The following configuration variables should be set in leaf1 and leaf2 in /etc/vxrd.conf. This configuration assumes head-end replication is used to replicate BUM traffic. If service node based replication is used, then svcnode_ip variable has to be set with service node address. Please refer to Configuring the Registration Node for setting that variable.

leaf1 Configuration

# Local IP address to bind to for receiving control traffic from the snd
src_ip = 27.0.0.11

# Enable self replication
# Note: Use true, or on, for True and 0, no, false, or off,
# for False
head_rep = true

leaf2 Configuration

# Local IP address to bind to for receiving control traffic from the snd
src_ip = 27.0.0.12

# Enable self replication
# Note: Use true, or on, for True and 0, no, false, or off,
# for False
head_rep = true

VXLAN PROTO_DOWN State

Similar to a bond interface, if MLAG detects a problem that could result in connectivity issues such as traffic black-holing or a network meltdown if the link carrier was left in an UP state, it can put VXLAN interface into a PROTO_DOWN state. Such connectivity issues include:

  • When the peer link goes down but the peer switch is up (that is, the backup link is active).
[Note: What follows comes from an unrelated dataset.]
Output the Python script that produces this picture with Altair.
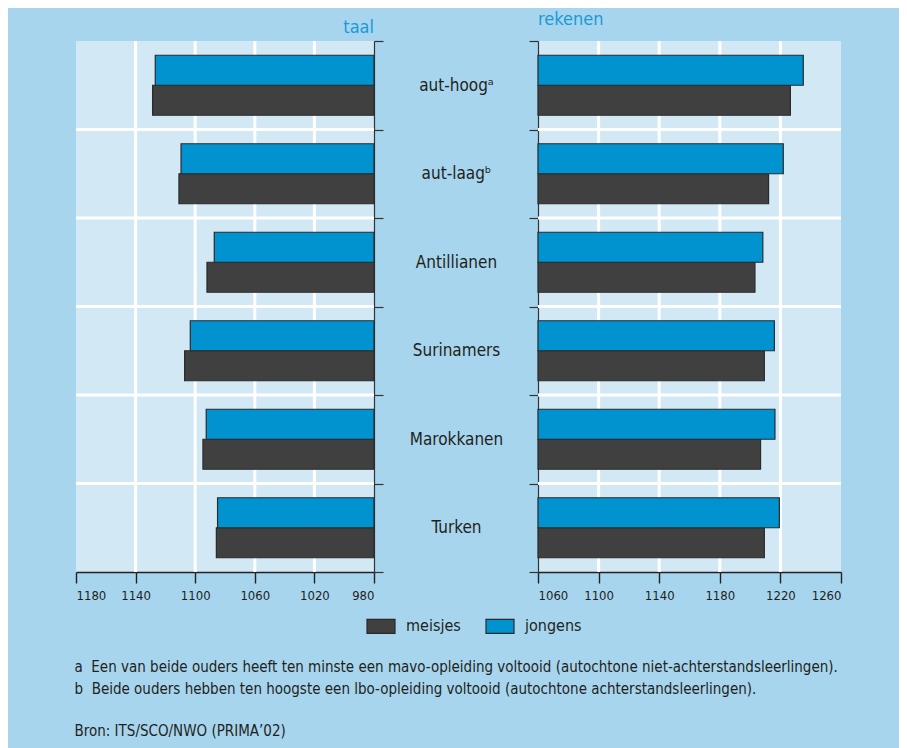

  • When an MLAG-enabled node is booted or rebooted, VXLAN interfaces are placed in a PROTO_DOWN state until the node establishes a connection to its peer switch, detects existence of corresponding VXLAN interfaces in the peer switch, or five minutes have elapsed.
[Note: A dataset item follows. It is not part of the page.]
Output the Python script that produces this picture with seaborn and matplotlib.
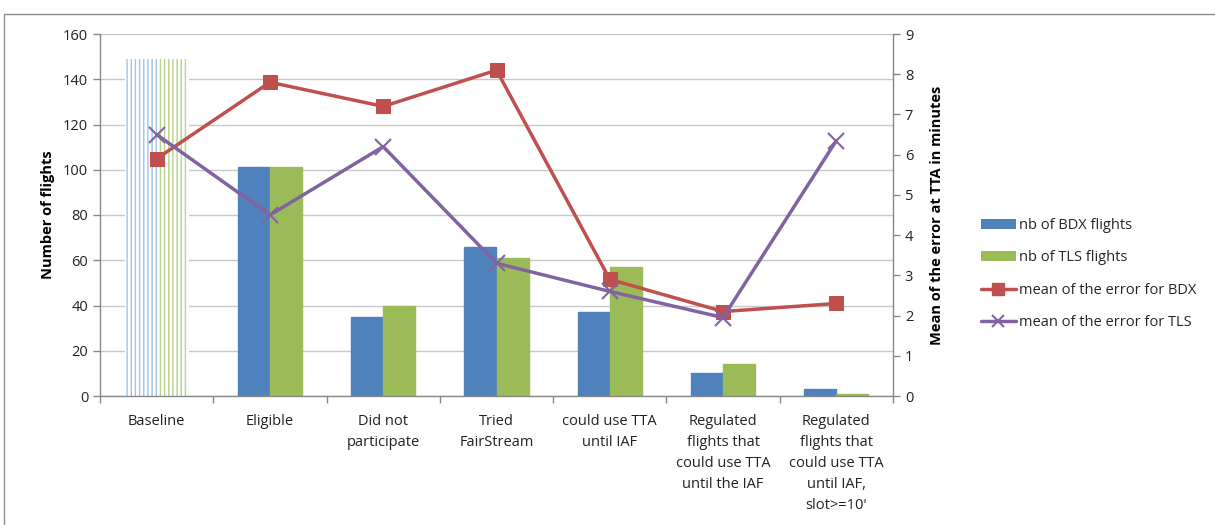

  • If the anycast address is not configured or if it is not the same in both MLAG switches, the VXLAN interfaces are placed into a PROTO_DOWN state.
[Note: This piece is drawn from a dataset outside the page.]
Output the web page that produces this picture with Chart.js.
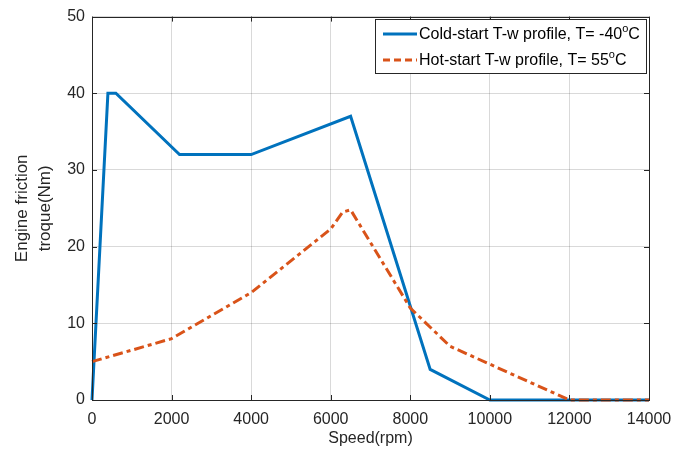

  • A configuration mismatch between the MLAG switches, such as the VXLAN interface is configured on just one of the switches or if the interface is shut down on one of the switches, then the VXLAN interface is placed into a PROTO_DOWN state on the secondary switch.

You can use the clagctl command to check if any VXLAN devices are in a PROTO_DOWN state. As shown below, VXLAN devices are kept in a PROTO_DOWN state due to the missing anycast configuration.

cumulus@switch$ clagctl
The peer is alive
     Our Priority, ID, and Role: 4096 c4:54:44:bd:01:71 primary
    Peer Priority, ID, and Role: 8192 00:02:00:00:00:36 secondary
          Peer Interface and IP: peerlink.4094 169.254.0.2
                      Backup IP: 10.0.0.2 (active)
                     System MAC: 44:38:39:ff:ff:01

CLAG Interfaces
Our Interface      Peer Interface     CLAG Id   Conflicts              Proto-Down Reason
----------------   ----------------   -------   --------------------   -----------------
         host1     host2              1         -                      -              
         host1     host2              2         -                      -              
     vxlan-1000    -                  -         -                      vxlan-single,no-anycast-ip
     vxlan-2000    -                  -         -                      vxlan-single,no-anycast-ip

Caveats and Errata

  • VLAN-aware bridge mode is not supported for VXLAN active-active mode in this release.
  • The VLAN used for the peer link layer 3 subinterface should not be reused for any other interface in the system. It is recommended to use a high VLAN ID value. Read more about the range of VLAN IDs you can use.
  • Active-active mode works only with LNV in this release. Integration with controller-based VXLANs such as VMware NSX and Midokura MidoNet will be supported in the future.